The czarist pattern implied a 19th-century national pride, i.e., territorial affirmation against the Chechen uprising first, then against all other enemies, actual or imagined, at the Russian borders. Nationalism was the cheap compensation for the Russian needy, cut off from the enormous wealth accruement of Moscow’s court. It was national pride rather than access to middle-class security, unattainable without a proper market economy.
It was a slow slide that gained speed over time and was, for a time, also secured by US attempts to appease Russia and get its support against the American strategic enemy, China. Perhaps, it lasted until the price for appeasement exceeded its possible upsides with the invasion of Ukraine.
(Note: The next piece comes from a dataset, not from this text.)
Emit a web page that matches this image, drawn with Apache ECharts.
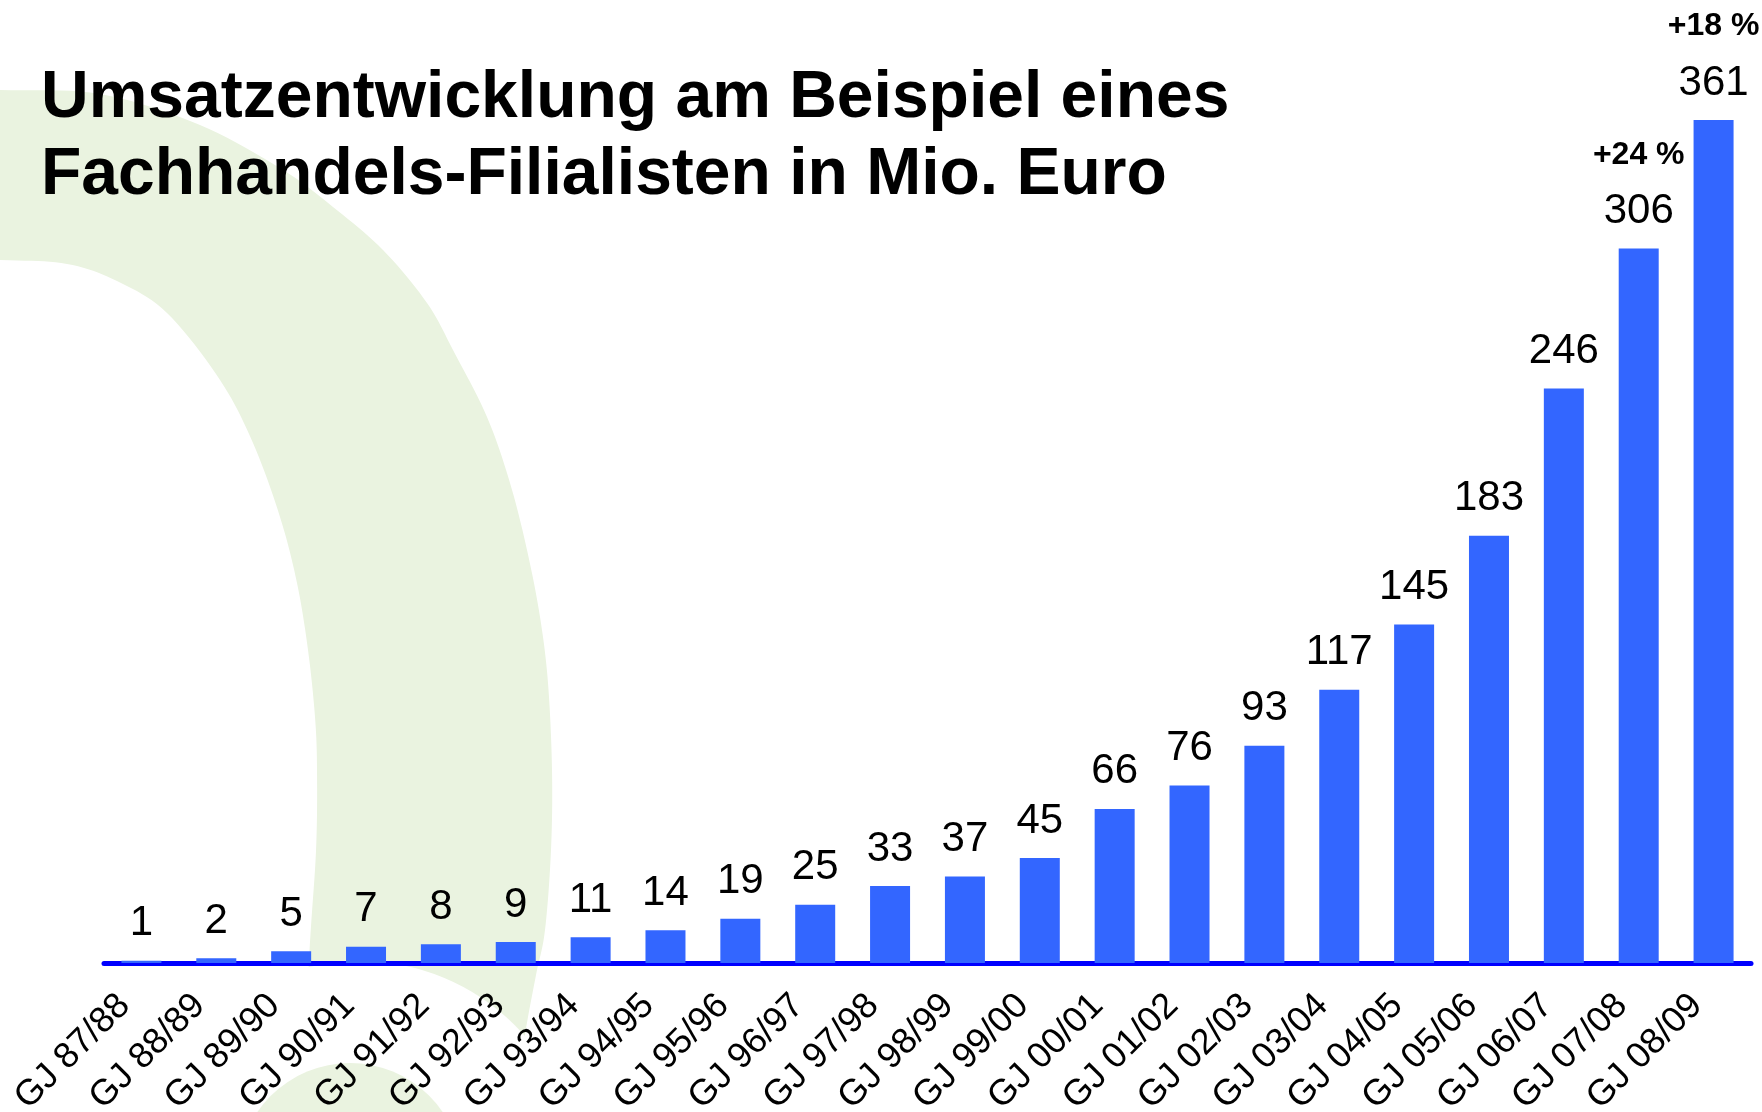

Then the present Western and Eastern failures of Russia are the failures of the neo-czarist model and the failure to adapt to a full-fledged market economy. If so, it calls back to reevaluating the whole Russian experience of the 1990s. Gorbachev and Yeltsin didn’t cause the fall of the USSR; they tried to pull out and salvage whatever was possible in a country that was falling apart.
Did the US and the West do enough? Did they hurt Russian pride? Maybe yes, maybe no. Indeed, the US and the West did something for Russia. They invested, sent help to Russia, and backed the moving of Ukrainian and Kazakh nuclear arsenals to Russia. The Russian invasion and perhaps the recent Xi’an summit would have been impossible without that move.
In retrospect, if, after the 1998 Russian crisis, Moscow had not swerved to its old habits but insisted on its market-oriented road, it would not be here. It would be somewhere else.
History is no video game where one can start over, and there are set development patterns. Ifs and buts do not make history, as Croce put it. Still, after a ruinous quarter of a century, one can’t help but think that many things went wrong not with Gorbachev and Yeltsin but with Putin. Although, in all fairness, it is understandable that after the 1998 crisis, Russian elites fancied the proven czarist model rather than the new, untested Western one.
Here are two different lessons. For Russia, it’s perhaps time to check the losses. The longer the war, the more Putin’s Russia will be gone.
For Beijing, it is different. It may all come down to China’s luck, the country’s polar star in the past half a century. Thanks to the Russian crisis, not only can Beijing inch into Central Asia and envelop Vladivostok and eastern Siberia, but, most importantly, at a crucial junction of its history, it could avoid falling into what is clearly Putin’s trap.
Is it time for China to hark back to imperial structures or double down on opening up? The answer may not be the most pleasant and comfortable, but it must be the truest.